Social media profiles. Your LinkedIn company page, Twitter/X bio, and other social profiles are prime real estate for a condensed version of your mission.
Client onboarding materials. Reintroduce your mission during onboarding. It reminds new clients what your agency stands for and sets expectations for the partnership.
Internal documents and team meetings. Reference it during strategic planning, quarterly reviews, and all-hands meetings. When the mission is alive internally, it shows up externally.
Email signatures and newsletters. A subtle but effective way to reinforce your positioning with every communication.
The point is consistency. Your mission should echo across every channel and touchpoint, reinforcing the same message until it becomes inseparable from your brand.
FAQs About Digital Marketing Agency Mission Statements
How long should a digital marketing agency mission statement be?
Aim for one to three sentences, roughly 25 to 50 words. The best mission statements are concise enough to remember and specific enough to be meaningful. If you can’t recite it from memory after reading it twice, it’s probably too long.
What’s the difference between a mission statement and a tagline?
A tagline is a short, catchy phrase used for external branding and marketing — think “Just Do It.” A mission statement is a fuller articulation of your agency’s purpose, audience, and approach. Your tagline might distill your mission into a few words, but they serve different functions.
Can a small agency benefit from having a mission statement?
Absolutely. Small agencies benefit even more, because a clear mission helps focus limited resources.

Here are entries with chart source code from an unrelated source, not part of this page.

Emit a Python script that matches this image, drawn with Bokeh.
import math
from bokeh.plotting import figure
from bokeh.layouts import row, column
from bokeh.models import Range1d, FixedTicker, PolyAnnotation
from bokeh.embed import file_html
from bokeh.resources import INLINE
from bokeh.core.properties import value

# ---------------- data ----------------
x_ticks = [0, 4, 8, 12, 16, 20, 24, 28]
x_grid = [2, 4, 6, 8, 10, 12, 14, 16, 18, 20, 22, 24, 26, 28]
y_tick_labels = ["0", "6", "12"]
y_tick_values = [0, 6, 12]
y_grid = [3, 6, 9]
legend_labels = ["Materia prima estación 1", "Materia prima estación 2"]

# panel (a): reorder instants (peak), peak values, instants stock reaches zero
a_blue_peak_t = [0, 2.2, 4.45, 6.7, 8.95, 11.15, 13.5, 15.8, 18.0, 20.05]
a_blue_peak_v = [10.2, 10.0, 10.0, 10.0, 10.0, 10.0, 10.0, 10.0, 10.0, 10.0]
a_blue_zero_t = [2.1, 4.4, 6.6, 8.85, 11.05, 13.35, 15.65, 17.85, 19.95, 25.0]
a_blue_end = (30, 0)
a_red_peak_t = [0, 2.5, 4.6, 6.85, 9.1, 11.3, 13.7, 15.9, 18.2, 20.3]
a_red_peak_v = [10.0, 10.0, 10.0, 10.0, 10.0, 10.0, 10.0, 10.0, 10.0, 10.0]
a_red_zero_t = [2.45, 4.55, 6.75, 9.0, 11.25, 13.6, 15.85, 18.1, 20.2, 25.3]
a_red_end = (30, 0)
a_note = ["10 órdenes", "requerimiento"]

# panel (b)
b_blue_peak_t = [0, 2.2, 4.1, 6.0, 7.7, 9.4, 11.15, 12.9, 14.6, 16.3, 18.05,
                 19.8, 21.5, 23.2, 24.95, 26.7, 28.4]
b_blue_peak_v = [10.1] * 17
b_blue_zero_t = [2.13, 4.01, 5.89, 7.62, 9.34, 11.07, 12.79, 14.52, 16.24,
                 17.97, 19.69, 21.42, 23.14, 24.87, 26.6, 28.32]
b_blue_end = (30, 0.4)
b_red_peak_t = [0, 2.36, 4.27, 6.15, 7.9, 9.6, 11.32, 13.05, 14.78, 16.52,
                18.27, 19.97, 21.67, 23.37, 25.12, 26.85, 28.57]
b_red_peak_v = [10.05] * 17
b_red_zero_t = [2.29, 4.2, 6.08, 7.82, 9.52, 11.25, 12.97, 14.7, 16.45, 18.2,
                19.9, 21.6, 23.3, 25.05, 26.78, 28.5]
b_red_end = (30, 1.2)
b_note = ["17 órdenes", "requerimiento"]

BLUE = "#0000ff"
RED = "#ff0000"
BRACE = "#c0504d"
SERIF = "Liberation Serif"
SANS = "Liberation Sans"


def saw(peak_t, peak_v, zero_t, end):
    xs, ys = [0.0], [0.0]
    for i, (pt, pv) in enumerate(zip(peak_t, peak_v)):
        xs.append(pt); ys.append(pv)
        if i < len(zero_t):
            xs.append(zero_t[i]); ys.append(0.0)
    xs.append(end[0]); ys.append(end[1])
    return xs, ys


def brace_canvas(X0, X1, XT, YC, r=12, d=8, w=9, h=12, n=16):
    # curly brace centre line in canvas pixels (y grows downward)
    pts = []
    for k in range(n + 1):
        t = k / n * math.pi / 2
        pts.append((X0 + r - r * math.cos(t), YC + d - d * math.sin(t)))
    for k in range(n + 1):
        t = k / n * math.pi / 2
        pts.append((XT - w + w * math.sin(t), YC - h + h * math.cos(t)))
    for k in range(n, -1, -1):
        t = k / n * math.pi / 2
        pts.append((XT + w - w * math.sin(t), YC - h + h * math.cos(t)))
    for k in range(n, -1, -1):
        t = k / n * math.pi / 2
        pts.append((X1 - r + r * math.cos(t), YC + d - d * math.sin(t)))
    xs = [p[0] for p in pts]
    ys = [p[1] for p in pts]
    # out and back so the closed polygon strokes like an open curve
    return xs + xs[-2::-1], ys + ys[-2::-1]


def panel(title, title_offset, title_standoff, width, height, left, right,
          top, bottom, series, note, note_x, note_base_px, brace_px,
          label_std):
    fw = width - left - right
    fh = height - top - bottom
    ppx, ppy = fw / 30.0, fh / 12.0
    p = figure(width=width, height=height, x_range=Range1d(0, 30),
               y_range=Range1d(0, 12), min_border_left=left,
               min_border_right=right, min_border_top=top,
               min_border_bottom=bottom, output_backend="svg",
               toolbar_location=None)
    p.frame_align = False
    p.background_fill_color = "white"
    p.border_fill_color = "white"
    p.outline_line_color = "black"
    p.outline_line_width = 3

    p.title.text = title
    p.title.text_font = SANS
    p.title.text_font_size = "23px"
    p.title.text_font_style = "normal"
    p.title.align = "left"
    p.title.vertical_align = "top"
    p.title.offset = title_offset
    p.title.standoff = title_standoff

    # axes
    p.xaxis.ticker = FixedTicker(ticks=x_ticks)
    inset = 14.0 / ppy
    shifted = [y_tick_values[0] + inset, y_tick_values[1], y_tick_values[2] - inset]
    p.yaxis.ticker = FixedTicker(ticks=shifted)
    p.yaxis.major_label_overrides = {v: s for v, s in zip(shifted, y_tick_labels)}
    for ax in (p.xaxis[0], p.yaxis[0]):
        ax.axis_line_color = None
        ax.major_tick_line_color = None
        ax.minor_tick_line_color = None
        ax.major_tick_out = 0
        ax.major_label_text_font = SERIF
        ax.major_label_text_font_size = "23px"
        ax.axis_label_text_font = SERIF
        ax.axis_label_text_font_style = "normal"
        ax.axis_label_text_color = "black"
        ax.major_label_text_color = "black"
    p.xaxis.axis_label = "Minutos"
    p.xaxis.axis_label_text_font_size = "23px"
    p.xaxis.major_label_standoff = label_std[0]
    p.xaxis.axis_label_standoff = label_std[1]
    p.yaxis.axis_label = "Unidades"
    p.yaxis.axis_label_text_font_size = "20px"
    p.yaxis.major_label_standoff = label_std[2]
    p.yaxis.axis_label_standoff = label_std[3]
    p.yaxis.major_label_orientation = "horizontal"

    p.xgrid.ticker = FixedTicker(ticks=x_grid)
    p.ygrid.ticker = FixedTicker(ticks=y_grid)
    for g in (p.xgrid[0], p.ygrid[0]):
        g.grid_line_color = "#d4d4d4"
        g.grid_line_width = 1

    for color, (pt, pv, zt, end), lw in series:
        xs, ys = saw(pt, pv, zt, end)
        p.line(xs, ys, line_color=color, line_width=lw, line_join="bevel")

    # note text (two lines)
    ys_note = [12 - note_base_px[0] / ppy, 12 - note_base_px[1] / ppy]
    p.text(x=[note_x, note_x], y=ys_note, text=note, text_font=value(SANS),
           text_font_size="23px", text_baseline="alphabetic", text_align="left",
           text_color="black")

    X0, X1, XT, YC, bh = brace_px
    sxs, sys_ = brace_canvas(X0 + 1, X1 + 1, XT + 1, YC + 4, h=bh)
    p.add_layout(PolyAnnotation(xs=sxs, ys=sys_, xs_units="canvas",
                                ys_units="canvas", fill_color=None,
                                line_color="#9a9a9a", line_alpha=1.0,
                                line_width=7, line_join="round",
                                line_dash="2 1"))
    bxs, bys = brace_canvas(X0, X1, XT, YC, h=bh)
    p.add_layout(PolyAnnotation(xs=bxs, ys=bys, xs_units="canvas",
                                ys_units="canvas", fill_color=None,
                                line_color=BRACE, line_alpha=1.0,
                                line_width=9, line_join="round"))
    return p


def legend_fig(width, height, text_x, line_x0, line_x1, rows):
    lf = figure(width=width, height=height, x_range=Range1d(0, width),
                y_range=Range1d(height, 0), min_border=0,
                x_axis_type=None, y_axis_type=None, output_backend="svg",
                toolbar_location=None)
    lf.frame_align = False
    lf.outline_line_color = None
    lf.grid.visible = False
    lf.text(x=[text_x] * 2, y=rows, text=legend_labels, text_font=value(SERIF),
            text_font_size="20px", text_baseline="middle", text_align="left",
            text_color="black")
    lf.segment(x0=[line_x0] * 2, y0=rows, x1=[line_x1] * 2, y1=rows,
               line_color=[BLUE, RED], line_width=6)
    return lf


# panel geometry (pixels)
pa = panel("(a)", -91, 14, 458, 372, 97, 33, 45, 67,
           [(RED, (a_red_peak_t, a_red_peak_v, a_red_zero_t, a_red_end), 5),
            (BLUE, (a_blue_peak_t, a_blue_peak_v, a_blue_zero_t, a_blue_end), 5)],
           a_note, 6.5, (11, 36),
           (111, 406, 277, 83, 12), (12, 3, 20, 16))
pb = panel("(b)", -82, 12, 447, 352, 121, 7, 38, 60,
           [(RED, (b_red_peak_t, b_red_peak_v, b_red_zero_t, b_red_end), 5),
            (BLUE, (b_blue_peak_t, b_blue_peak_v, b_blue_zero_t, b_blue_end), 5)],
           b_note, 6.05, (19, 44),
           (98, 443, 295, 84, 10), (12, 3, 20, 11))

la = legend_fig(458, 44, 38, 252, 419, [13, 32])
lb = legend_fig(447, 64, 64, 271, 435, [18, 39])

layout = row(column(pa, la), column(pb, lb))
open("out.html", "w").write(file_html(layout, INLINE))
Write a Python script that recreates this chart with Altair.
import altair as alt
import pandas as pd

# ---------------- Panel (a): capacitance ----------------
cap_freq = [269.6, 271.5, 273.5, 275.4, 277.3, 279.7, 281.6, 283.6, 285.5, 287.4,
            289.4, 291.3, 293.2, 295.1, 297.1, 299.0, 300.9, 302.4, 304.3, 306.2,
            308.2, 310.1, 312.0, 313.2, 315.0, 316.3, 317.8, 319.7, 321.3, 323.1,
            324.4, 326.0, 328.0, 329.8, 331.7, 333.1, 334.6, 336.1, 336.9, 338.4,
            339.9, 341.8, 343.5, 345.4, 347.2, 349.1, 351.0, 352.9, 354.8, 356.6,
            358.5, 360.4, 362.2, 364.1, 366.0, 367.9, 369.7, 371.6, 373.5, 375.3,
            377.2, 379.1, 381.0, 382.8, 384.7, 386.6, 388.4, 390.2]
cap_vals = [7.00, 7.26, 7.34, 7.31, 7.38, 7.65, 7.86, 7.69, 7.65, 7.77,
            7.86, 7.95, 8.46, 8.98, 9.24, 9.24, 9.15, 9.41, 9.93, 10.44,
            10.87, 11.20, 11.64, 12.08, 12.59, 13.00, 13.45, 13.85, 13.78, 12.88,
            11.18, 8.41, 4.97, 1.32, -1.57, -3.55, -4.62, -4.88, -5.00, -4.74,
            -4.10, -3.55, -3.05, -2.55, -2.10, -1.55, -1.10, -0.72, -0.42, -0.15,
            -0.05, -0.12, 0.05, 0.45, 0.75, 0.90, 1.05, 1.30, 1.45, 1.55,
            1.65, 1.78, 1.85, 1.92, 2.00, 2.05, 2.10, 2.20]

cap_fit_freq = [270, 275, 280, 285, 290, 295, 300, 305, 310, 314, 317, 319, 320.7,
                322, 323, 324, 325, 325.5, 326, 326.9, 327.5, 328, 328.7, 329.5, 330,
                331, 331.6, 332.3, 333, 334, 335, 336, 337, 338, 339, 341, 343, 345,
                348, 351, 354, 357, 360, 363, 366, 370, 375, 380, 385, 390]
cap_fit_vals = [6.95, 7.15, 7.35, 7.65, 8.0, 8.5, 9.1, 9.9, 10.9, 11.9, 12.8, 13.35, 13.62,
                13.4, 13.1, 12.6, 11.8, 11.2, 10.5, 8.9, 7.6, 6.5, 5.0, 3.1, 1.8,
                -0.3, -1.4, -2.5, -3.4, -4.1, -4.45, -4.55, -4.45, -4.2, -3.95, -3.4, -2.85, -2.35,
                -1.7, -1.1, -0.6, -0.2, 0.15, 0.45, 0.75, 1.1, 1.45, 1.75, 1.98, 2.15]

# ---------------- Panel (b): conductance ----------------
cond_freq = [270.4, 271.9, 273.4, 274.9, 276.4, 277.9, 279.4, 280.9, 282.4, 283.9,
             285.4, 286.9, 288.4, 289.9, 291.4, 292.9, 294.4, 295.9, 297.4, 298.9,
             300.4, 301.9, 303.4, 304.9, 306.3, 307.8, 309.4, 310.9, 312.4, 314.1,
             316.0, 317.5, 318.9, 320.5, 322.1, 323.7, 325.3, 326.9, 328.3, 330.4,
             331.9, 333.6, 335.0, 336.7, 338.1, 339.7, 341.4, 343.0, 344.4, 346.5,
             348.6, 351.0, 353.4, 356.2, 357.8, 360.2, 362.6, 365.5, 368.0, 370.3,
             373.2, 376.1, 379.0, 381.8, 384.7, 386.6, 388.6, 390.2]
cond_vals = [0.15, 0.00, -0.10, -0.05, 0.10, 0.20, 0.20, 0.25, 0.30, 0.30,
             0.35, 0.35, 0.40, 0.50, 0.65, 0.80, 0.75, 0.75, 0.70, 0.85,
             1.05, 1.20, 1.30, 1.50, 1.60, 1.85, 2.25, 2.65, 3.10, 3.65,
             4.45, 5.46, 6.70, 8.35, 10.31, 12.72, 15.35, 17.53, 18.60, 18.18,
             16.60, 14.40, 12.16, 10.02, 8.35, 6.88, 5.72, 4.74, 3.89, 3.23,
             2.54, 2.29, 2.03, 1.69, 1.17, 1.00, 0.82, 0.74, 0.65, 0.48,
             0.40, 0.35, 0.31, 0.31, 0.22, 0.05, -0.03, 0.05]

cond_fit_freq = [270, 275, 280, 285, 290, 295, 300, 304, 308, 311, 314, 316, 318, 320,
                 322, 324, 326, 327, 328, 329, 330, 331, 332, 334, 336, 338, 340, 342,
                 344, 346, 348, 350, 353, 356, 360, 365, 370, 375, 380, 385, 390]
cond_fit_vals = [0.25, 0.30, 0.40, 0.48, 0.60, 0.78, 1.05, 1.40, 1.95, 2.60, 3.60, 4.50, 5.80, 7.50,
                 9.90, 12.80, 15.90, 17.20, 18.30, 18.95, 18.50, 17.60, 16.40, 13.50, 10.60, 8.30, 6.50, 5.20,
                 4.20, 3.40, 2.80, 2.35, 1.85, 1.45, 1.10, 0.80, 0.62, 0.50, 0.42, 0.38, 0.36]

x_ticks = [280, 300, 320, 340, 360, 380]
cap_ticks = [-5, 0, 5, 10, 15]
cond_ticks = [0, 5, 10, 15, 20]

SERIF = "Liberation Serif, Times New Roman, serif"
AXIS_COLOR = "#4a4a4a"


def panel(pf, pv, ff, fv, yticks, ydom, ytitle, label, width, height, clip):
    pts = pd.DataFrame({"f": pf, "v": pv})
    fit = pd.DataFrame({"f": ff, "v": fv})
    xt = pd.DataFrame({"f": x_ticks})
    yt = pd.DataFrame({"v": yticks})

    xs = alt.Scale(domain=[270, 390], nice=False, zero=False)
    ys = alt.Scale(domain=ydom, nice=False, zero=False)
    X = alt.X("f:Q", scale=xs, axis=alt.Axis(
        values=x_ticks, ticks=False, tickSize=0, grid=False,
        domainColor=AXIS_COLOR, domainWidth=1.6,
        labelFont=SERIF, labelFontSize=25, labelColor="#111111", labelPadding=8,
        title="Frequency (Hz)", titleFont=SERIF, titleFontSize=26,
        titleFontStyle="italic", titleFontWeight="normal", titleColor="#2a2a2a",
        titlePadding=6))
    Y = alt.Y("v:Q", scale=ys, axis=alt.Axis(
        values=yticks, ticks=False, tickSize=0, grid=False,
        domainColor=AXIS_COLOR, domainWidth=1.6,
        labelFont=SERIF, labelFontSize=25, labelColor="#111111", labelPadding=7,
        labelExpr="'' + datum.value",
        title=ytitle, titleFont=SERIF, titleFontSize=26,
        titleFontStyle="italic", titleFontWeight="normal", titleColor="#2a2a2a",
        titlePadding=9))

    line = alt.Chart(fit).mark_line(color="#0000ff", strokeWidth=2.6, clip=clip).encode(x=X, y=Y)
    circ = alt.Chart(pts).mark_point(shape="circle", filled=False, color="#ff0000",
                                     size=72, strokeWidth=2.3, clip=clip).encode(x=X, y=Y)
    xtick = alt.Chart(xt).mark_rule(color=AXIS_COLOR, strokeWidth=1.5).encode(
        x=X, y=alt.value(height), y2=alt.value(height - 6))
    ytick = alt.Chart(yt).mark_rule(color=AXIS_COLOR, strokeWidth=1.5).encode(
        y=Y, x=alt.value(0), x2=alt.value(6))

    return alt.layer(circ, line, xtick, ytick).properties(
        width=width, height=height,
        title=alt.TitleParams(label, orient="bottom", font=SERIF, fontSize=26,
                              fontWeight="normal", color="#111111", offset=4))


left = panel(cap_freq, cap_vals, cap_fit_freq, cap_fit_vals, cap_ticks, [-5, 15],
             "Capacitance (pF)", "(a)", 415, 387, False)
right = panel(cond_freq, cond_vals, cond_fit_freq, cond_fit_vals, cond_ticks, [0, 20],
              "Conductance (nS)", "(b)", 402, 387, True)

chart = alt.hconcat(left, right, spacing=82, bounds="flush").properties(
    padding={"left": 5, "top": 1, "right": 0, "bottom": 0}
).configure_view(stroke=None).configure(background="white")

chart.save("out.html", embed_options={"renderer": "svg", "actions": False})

When you only have a handful of team members and a tight marketing budget, knowing exactly who you serve and why keeps you from chasing opportunities that dilute your strengths.
How often should I update my mission statement?
Review it at least once a year — ideally during your annual strategic planning process. Update it whenever your agency undergoes a significant shift in positioning, target audience, services, or leadership. Minor word tweaks are fine, but avoid constant rewrites that signal indecision.
Should my mission statement mention specific services like SEO or PPC?
Only if a specific service is core to your identity and positioning. If your agency is built entirely around SEO, mentioning it makes your mission sharper. But if you offer a range of services, focus on your approach or philosophy instead of listing individual offerings.
Can I use the same mission statement as another agency?
You shouldn’t. The whole point of a mission statement is differentiation. If your statement is generic enough to apply to any agency, it’s not doing its job. Study competitors to understand what they’re saying, then find the space they’re not occupying.
What if my agency serves multiple industries — how do I write a focused mission?
Focus on the common thread. Even if you serve e-commerce, healthcare, and professional services, there’s likely a unifying element — maybe it’s your data-driven methodology, your focus on a certain company size, or your commitment to long-term partnerships. Build your mission around that shared thread rather than trying to list every industry.